LiDAR measurements
Lidar is short for Light Detection and Ranging, a remote sensing technique that uses laser light in much the same way that sonar uses sound, or radar uses radio waves. SEAES uses a number of lidars to perform atmospheric measurements.
The basic idea is simple: a pulse of laser light is emitted into the night sky, and the amount of light scattered back from the atmosphere is measured versus time. Knowing the speed of light, the time is converted into height. The amount of light returned from each height is proportional to the atmospheric density.
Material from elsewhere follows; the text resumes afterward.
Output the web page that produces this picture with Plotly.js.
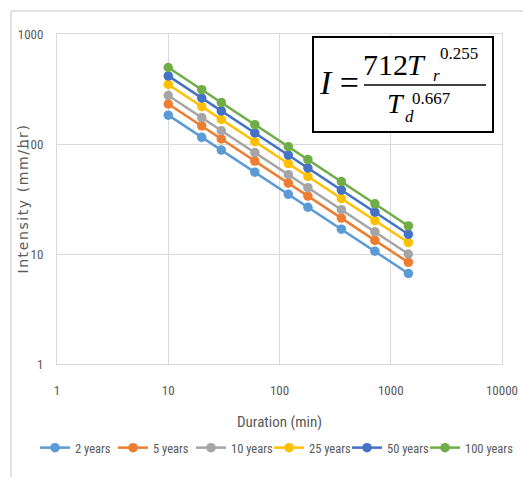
<!DOCTYPE html>
<html>
<head>
<meta charset="utf-8">
<script src="https://cdn.plot.ly/plotly-3.0.1.min.js"></script>
<style>
html,body{margin:0;padding:0;background:#fff}
#chart{width:523px;height:477px}
g.annotation[data-index="0"] text{letter-spacing:1.6px}
.legend .scrollbox{clip-path:none !important}
</style>
</head>
<body>
<div id="chart"></div>
<script>
var durations = [10, 20, 30, 60, 120, 180, 360, 720, 1440];
var seriesNames = ["2 years", "5 years", "10 years", "25 years", "50 years", "100 years"];
var y2 = [183, 115, 88, 55.4, 34.9, 26.6, 16.8, 10.6, 6.65];
var y5 = [231, 146, 111, 69.9, 44.1, 33.6, 21.2, 13.3, 8.4];
var y10 = [276, 174, 132, 83.5, 52.6, 40.1, 25.3, 15.9, 10.0];
var y25 = [348, 219, 167, 105, 66.4, 50.7, 31.9, 20.1, 12.7];
var y50 = [416, 262, 200, 126, 79.3, 60.5, 38.1, 24.0, 15.1];
var y100 = [496, 312, 238, 150, 94.6, 72.2, 45.5, 28.6, 18.0];
var xTickVals = [1, 10, 100, 1000, 10000];
var xTickText = ["1", "10", "100", "1000", "10000"];
var yTickVals = [1, 10, 100, 1000];
var yTickText = ["1", "10", "100", "1000"];

var colors = ["#5B9BD5", "#ED7D31", "#A5A5A5", "#FFC000", "#4472C4", "#70AD47"];
var allY = [y2, y5, y10, y25, y50, y100];
var FONT = "Roboto Condensed, Liberation Sans Narrow, Arial Narrow, Roboto, sans-serif";
var SERIF = "Liberation Serif, DejaVu Serif, serif";

var traces = allY.map(function (ys, i) {
  return {
    type: "scatter", mode: "lines+markers", name: seriesNames[i],
    x: durations, y: ys,
    line: {color: colors[i], width: 2.5},
    marker: {color: colors[i], size: 9.5, symbol: "circle"}
  };
});

var L = 57, T = 34, W = 445, H = 330;
function px(x) { return (x - L) / W; }
function py(y) { return 1 - (y - T) / H; }

var layout = {
  width: 523, height: 477,
  margin: {l: L, r: 523 - L - W, t: T, b: 477 - T - H, pad: 0},
  paper_bgcolor: "#fff", plot_bgcolor: "#fff",
  showlegend: true,
  legend: {orientation: "h", x: px(35), xanchor: "left", y: py(448), yanchor: "middle",
    font: {family: FONT, size: 12.5, color: "#595959"}, itemwidth: 30,
    entrywidth: 33, entrywidthmode: "pixels", tracegroupgap: 0},
  xaxis: {type: "log", range: [0, 4], tickvals: xTickVals, ticktext: xTickText,
    showgrid: true, gridcolor: "#D9D9D9", gridwidth: 1,
    showline: true, mirror: true, linecolor: "#D9D9D9", linewidth: 1,
    zeroline: false, ticks: "", ticklabelstandoff: 14,
    tickfont: {family: FONT, size: 13, color: "#595959"},
    title: {text: "Duration (min)", font: {family: FONT, size: 15, color: "#595959"}, standoff: 19},
    automargin: false},
  yaxis: {type: "log", range: [0, 3], tickvals: yTickVals, ticktext: yTickText,
    showgrid: true, gridcolor: "#D9D9D9", gridwidth: 1,
    showline: true, mirror: true, linecolor: "#D9D9D9", linewidth: 1,
    zeroline: false, ticks: "", ticklabelstandoff: 10,
    tickfont: {family: FONT, size: 13, color: "#595959"},
    automargin: false},
  shapes: [
    {type: "line", xref: "paper", yref: "paper", x0: px(11), x1: px(11), y0: py(11), y1: py(480), line: {color: "#D9D9D9", width: 1.5}},
    {type: "line", xref: "paper", yref: "paper", x0: px(11), x1: px(530), y0: py(11), y1: py(11), line: {color: "#D9D9D9", width: 1.5}},
    {type: "rect", xref: "paper", yref: "paper", x0: px(313), x1: px(493), y0: py(132), y1: py(37), fillcolor: "#fff", line: {color: "#000", width: 2}, layer: "above"},
    {type: "line", xref: "paper", yref: "paper", x0: px(364), x1: px(486), y0: py(85), y1: py(85), line: {color: "#000", width: 1.5}, layer: "above"}
  ],
  annotations: [
    {xref: "paper", yref: "paper", x: px(23), y: py(199), text: "Intensity (mm/hr)", textangle: -90, showarrow: false,
      font: {family: "DejaVu Sans, sans-serif", size: 14, color: "#595959"}, xanchor: "center", yanchor: "middle"},
    {xref: "paper", yref: "paper", x: px(317), y: py(83), text: "<i>I</i> =", showarrow: false,
      font: {family: SERIF, size: 34, color: "#000"}, xanchor: "left", yanchor: "middle"},
    {xref: "paper", yref: "paper", x: px(361), y: py(64), text: "712", showarrow: false,
      font: {family: SERIF, size: 30, color: "#000"}, xanchor: "left", yanchor: "middle"},
    {xref: "paper", yref: "paper", x: px(405), y: py(64), text: "<i>T</i>", showarrow: false,
      font: {family: SERIF, size: 30, color: "#000"}, xanchor: "left", yanchor: "middle"},
    {xref: "paper", yref: "paper", x: px(438), y: py(54), text: "0.255", showarrow: false,
      font: {family: SERIF, size: 17, color: "#000"}, xanchor: "left", yanchor: "middle"},
    {xref: "paper", yref: "paper", x: px(431), y: py(76), text: "<i>r</i>", showarrow: false,
      font: {family: SERIF, size: 17, color: "#000"}, xanchor: "left", yanchor: "middle"},
    {xref: "paper", yref: "paper", x: px(385), y: py(103), text: "<i>T</i>", showarrow: false,
      font: {family: SERIF, size: 28, color: "#000"}, xanchor: "left", yanchor: "middle"},
    {xref: "paper", yref: "paper", x: px(410), y: py(98), text: "0.667", showarrow: false,
      font: {family: SERIF, size: 17, color: "#000"}, xanchor: "left", yanchor: "middle"},
    {xref: "paper", yref: "paper", x: px(403), y: py(116), text: "<i>d</i>", showarrow: false,
      font: {family: SERIF, size: 17, color: "#000"}, xanchor: "left", yanchor: "middle"}
  ]
};

Plotly.newPlot("chart", traces, layout, {displayModeBar: false, staticPlot: true});
</script>
</body>
</html>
What atmospheric measurements do we make?
Ozone DIAL LIDAR
The differential absoprtion lidar (DIAL) uses two laser wavelengths to measure the ozone in the atmosphere. One wavelength is strongly absorbed by ozone, while the second wavelength is less absorbed. The two wavelengths travel through the atmosphere and are scattered back to two receivers. The signals are compared to give a measure of the concentration of ozone at a range of heights.
Raman LIDAR
Raman scattering is the theory of light scattering by molecules, where the wavelength is changed by the scattering. The change in wavelength depends on the temperature of the air and the type of molecule from which the scattering takes place. At Capel Dewi near Aberystwyth, Mid-Wales, a Raman scatter lidar is used to measure water vapour concentration and air temperature.
Aerosol LIDAR
Volcanoes blow millions of tonnes of dust into the air when they erupt. This dust is seen as a layer of enhanced lidar signal for years after some eruptions. In the frame of the Framework 5 project EARLINET (European Aerosol Research LIdar NETwork to establish an aerosol climatology), a combined Raman elastic-backscatter Lidar was used to determine height profiles of the aerosol extinction and backscattering coefficients.
Cirrus cloud LIDAR
The depolarization ratio of backscattered light is being used to study the structure and dynamics of cirrus clouds.